The lantern shark's light switch: turning shallow water crypsis into midwater camouflage

Abstract

Bioluminescence is a common feature in the permanent darkness of the deep-sea. In fishes, light is emitted by organs containing either photogenic cells (intrinsic photophores), which are under direct nervous control, or symbiotic luminous bacteria (symbiotic photophores), whose light is controlled by secondary means such as mechanical occlusion or physiological suppression. The intrinsic photophores of the lantern shark Etmopterus spinax were recently shown as an exception to this rule since they appear to be under hormonal control. Here, we show that hormones operate what amounts to a unique light switch, by acting on a chromatophore iris, which regulates light emission by pigment translocation.
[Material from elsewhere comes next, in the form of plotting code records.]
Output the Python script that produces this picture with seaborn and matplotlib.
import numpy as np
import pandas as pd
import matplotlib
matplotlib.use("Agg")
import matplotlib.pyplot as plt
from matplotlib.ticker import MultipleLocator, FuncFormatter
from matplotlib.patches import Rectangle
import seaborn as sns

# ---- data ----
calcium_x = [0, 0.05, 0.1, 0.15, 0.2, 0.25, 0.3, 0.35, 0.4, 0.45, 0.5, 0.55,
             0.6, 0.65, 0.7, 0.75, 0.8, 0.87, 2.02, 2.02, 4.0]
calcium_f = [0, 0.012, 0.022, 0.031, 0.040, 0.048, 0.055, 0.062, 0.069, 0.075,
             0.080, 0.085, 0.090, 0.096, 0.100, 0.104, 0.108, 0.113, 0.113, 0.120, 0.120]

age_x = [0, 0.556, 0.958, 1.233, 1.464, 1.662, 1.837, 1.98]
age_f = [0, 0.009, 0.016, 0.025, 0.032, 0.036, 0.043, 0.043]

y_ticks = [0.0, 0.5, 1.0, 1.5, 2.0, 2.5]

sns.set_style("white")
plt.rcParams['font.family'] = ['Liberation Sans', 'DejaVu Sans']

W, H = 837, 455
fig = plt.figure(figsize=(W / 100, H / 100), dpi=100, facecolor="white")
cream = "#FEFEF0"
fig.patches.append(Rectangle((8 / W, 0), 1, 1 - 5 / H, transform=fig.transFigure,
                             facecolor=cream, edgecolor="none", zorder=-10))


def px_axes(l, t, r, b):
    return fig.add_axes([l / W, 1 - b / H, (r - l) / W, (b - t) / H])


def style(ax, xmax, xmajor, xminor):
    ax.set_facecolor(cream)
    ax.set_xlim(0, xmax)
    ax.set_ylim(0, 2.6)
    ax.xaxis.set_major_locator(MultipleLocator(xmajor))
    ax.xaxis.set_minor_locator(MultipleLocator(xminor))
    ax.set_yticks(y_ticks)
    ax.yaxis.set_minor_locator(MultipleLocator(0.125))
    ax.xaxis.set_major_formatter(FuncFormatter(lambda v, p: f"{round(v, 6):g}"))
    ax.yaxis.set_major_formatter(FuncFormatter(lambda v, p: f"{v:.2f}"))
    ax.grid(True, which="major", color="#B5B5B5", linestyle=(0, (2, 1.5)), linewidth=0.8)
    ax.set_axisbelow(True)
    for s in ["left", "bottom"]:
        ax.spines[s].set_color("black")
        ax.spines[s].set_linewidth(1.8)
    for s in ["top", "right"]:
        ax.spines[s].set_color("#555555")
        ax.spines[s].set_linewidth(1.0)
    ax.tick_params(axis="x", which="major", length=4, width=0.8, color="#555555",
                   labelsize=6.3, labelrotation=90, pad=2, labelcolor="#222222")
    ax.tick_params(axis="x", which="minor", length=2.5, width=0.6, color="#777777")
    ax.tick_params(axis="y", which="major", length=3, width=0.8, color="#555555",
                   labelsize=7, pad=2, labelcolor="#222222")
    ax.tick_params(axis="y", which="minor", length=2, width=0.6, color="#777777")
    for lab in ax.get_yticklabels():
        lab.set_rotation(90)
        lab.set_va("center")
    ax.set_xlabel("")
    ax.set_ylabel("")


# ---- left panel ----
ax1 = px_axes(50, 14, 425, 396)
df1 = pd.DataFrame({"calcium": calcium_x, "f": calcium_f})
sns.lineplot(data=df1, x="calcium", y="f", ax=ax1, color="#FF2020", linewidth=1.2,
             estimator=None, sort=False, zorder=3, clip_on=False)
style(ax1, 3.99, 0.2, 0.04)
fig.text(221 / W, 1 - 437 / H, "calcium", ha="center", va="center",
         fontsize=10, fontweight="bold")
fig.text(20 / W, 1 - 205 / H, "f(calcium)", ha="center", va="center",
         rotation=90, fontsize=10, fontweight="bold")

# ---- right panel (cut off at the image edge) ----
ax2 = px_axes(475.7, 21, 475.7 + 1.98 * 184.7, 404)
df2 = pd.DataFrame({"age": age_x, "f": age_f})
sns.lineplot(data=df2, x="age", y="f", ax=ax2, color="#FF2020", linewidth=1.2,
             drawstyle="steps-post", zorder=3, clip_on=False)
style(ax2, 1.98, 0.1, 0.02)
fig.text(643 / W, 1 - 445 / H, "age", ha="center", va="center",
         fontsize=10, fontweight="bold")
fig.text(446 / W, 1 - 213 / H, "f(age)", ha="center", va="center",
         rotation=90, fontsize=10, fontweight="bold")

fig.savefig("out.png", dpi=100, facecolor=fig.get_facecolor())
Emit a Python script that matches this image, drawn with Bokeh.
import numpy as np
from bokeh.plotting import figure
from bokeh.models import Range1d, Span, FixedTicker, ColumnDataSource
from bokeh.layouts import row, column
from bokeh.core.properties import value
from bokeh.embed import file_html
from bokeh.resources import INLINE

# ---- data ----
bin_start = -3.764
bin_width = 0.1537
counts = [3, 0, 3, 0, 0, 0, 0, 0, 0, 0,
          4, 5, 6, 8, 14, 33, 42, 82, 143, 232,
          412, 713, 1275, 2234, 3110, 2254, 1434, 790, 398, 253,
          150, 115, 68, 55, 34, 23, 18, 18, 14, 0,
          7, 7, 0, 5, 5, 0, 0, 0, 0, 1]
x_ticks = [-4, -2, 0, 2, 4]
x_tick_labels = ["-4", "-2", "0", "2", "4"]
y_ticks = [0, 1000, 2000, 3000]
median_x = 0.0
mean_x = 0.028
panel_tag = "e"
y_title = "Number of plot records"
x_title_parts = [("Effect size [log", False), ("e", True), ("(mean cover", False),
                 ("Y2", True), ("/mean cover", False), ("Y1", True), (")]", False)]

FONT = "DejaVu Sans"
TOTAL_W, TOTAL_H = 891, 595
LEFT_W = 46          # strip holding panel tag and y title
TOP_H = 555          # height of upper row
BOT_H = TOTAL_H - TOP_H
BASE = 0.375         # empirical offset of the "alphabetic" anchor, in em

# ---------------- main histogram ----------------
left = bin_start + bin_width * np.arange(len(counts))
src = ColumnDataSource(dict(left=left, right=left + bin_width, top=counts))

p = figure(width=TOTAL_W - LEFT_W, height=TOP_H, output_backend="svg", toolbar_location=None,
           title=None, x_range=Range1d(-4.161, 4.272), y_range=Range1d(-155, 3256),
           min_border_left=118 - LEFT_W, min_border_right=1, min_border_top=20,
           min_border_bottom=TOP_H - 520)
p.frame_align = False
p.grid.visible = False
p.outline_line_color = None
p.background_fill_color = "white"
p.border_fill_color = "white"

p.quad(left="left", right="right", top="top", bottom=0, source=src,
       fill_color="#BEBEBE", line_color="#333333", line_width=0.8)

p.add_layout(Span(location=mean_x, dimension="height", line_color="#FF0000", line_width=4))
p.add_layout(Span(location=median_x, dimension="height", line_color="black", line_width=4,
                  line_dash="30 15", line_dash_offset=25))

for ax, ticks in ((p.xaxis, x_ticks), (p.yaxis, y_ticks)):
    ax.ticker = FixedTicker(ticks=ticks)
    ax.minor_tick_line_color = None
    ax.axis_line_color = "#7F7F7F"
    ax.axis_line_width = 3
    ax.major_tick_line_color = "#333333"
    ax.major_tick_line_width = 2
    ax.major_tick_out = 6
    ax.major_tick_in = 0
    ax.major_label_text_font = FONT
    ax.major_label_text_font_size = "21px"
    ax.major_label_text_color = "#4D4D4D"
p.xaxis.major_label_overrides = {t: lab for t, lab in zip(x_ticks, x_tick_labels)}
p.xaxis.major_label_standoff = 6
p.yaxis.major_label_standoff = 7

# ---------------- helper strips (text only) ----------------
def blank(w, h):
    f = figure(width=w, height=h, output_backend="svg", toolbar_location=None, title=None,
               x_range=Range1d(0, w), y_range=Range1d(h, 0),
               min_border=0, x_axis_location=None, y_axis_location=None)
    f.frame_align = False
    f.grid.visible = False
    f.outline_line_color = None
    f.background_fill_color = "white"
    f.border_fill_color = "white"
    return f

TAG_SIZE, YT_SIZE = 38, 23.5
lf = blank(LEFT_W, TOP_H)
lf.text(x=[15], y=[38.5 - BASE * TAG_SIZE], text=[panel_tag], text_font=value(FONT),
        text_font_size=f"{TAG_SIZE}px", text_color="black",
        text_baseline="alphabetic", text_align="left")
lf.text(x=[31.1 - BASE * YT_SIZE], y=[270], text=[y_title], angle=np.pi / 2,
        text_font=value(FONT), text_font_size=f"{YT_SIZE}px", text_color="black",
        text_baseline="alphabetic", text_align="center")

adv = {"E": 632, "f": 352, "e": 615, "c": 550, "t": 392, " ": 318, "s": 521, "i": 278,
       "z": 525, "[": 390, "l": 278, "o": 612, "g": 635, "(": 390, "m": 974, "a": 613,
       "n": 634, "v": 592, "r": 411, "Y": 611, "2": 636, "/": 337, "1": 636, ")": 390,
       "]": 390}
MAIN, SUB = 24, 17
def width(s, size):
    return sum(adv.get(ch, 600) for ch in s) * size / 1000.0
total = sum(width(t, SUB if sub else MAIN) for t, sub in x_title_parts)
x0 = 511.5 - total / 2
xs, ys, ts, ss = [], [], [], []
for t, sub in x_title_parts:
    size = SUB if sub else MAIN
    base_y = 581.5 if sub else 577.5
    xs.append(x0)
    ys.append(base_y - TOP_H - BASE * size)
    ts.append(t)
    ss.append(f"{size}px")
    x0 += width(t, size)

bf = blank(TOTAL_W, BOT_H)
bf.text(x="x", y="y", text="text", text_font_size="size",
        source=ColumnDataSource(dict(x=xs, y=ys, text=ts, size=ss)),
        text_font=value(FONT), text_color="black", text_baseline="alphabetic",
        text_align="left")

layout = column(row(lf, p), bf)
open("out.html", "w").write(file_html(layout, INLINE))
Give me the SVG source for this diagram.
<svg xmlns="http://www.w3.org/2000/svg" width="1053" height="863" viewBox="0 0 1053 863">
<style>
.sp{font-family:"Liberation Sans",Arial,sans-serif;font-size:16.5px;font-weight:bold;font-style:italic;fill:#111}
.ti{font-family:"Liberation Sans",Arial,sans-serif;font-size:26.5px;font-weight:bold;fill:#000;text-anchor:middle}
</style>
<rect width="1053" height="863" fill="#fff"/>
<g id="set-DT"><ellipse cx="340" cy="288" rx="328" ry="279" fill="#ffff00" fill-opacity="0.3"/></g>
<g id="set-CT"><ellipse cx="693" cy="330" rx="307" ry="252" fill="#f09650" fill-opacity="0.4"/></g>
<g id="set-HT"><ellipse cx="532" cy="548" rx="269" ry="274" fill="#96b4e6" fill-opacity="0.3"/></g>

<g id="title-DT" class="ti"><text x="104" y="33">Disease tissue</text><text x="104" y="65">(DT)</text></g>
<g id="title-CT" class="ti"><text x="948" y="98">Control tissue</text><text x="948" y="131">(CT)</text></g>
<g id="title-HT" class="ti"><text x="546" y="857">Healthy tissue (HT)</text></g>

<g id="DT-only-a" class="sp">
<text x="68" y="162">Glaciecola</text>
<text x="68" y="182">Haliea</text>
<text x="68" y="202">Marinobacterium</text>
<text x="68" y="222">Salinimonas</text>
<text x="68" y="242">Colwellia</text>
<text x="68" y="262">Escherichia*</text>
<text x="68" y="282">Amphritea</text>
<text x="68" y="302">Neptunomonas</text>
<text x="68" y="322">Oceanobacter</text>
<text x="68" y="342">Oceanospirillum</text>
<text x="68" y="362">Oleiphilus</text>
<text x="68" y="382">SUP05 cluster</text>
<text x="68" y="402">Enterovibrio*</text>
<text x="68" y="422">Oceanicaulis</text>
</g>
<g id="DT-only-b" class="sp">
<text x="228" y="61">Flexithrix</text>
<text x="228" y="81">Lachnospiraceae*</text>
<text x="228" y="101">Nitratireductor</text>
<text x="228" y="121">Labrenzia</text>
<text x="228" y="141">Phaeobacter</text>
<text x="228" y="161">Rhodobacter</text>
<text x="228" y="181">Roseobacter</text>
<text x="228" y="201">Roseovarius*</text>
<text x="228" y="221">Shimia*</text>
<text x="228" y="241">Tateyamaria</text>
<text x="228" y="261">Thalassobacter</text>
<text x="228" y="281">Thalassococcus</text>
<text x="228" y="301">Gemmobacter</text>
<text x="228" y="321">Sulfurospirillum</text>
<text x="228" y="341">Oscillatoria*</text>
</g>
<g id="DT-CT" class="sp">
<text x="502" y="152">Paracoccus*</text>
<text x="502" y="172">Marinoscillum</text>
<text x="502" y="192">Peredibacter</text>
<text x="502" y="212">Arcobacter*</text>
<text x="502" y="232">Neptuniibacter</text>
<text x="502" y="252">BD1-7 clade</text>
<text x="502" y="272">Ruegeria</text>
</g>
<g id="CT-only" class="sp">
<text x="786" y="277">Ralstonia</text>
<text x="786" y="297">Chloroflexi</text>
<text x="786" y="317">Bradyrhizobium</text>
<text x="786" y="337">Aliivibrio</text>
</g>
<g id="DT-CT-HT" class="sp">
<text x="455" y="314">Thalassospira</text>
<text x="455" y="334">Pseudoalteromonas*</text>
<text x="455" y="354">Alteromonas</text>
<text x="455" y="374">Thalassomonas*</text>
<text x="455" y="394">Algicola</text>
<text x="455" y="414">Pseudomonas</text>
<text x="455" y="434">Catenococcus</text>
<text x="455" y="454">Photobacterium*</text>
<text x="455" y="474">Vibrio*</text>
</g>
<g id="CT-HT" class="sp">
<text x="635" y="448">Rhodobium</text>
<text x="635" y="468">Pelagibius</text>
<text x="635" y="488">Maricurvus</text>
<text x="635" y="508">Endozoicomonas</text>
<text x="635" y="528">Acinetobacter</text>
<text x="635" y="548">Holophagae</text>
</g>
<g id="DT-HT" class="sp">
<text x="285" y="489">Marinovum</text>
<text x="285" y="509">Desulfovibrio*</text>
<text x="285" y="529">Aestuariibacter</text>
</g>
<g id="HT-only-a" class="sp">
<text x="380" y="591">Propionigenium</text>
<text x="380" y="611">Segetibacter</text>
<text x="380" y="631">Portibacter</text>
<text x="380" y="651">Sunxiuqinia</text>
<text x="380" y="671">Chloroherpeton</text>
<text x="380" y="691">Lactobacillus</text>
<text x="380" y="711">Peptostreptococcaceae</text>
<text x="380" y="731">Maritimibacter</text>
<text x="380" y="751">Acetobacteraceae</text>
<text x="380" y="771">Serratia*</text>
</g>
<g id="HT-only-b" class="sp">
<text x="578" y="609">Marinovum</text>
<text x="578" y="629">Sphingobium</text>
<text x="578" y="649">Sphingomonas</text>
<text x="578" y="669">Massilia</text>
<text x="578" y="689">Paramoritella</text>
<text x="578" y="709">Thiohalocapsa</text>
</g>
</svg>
This result strongly suggests that this shark's luminescence control originates from the mechanism for physiological colour change found in shallow water sharks that also involves hormonally controlled chromatophores: the lantern shark would have turned the initial shallow water crypsis mechanism into a midwater luminous camouflage, more efficient in the deep-sea environment.

Figure 1.

Mechanism for luminescence control in Etmopterus spinax. (a) Photophore luminescence recordings after melatonin (MT) and prolactin (PRL) application (arrows). (b) Evolution of the ‘transparency index’ of photophores (dots, mean data points calculated on six different photophores) after hormonal stimulation. Serial pictures (top) illustrate individual photophore evolution after MT and PRL stimulation. (c) Photophore-containing skin patch before hormonal stimulation (i) and at luminescence peak (ii). The same spiny dermal denticle (white arrow) and group of photophores (white box) are represented in both panels. Scale bar, 1 mm. (d) Ventral luminous pattern of an adult E. spinax specimen. Scale bar, 2 cm.